Wo aber macht das Institut seine Gegner aus? Immer wieder nennen die Denkanstöße die »Gier«, und Institutsmitglied Ulrich Brand geißelt selbige auf, jawoll, dem Evangelischen Kirchentag: Es sollen die »Interessensgruppen, die das Wirtschaftswachstum um des Profit willens vorantreiben, geschwächt werden«; d. h. sie können so weitermachen wie bisher, nur ein bisserl schwächer resp. zurückhaltender.
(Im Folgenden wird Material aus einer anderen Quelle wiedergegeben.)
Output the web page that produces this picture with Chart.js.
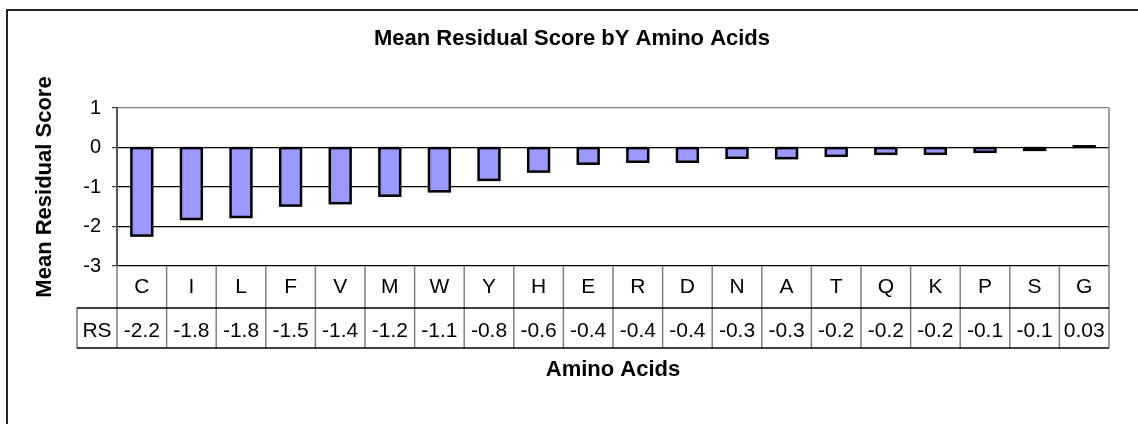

Ebenfalls muß »die kapitalistische Profitlogik deutlich geschwächt werden, um den vielen bestehenden Alternativen mehr Raum zu geben«, auf daß die Gesellschaft einem bunten Regenbogen gleiche, in welchem Kapitalismus, Sozialismus, Grünes und Kirchentägliches mit derselben Intensität strahlen. »Aus den Kirchen, aus den Gewerkschaften heraus muß wieder stärker formuliert werden, daß eben die Menschen selbst für die Lösung der gesellschaftlichen Probleme zuständig sind – mit Politik, mit Unternehmen. Aber eben nicht mit neoliberaler Politik und mit an Profit orientierten Unternehmen.« Mit selbstlosen Akteuren wie Kirchen, Gewerkschaften, barmherzigen Unternehmern, Attac und anderen Geistwesen soll den Menschen, denen sowieso schon alles Mögliche zugemutet wurde, nun auch abverlangt werden, den Kapitalismus zu schwächen. Puh!
Doch sind das womöglich nur Geburtswehen des Projekts einer »solidarischen grünen Moderne«, wobei dieser Begriff rasch aus dem Sozialdemokratischen übersetzt werden soll: »Solidarisch« ist SPD, »grün« ist grün und »Moderne« bedeutet Machtergreifung. So bereitet das Institut die Übernahme der Amtsgeschäfte vor, sich um die Frage drückend, warum es denn schon wieder eine rotgrüne Regierung braucht, nachdem sich das Land von der letzten kaum erholt hat.
100 Euro kostet die Vollmitgliedschaft beim Institut im Jahr, für Hartz-IV-Empfänger und sonstige Opfer rotgrüner Visionen immerhin noch 30 Euro; und bitte nur per Bankeinzug, denn: »Wir haben wichtigeres zu tun als uns mit Buchhaltung zu beschäftigen.« Auf evangelischen Kirchentagen Attac-Zombies vorführen, damit sich die Käßmann auch bei vollentzündetem Heiligenschein noch mit Andrea Ypsilanti verständigen kann – da muß man Buchhaltung schon mal Buchhaltung sein lassen; zumal sich auch das Finanzamt querstellt, wie die FAQ verraten: »Hallo, liebe Solidarische, ich bin fast seit Beginn bei Euch Mitglied und zahle den entspr. Mitgliedsbetrag. Leider ist meine zuständige Finanzamtsfrau pingelig und erkennt allein den Kontoauszug nicht an. Kann ich eine Spendenbescheinigung bekommen?« Das geht leider nicht, denn bisher wurde dem Institut »noch nicht die Gemeinnützigkeit anerkannt«, was eindeutig für die politische Weitsicht unserer Steuerbeamten spricht.
Doch auch solche Fisimatenten wird das Institut Solidarische Moderne überleben, denn es wird gebraucht: als organisierte Denk- und Diskussionswerkstatt für eine SPD, der das Denken und Diskutieren schon längst ausgetrieben ist, als eine Art Freilichtmuseum, ein ABM-Programm für Hinterbänkler und Abgehängte der Partei; eine unermüdliche Positionspapiermühle; ein leistungsstarkes Mini-Kraftwerk im Hobbykeller der Sozialdemokratie, mit bürokratiefreien Sofortabbuchungen, nicht profitorientiert, aber ganz sicher nicht gemeinnützig. Ad multos annos! Alles Gute!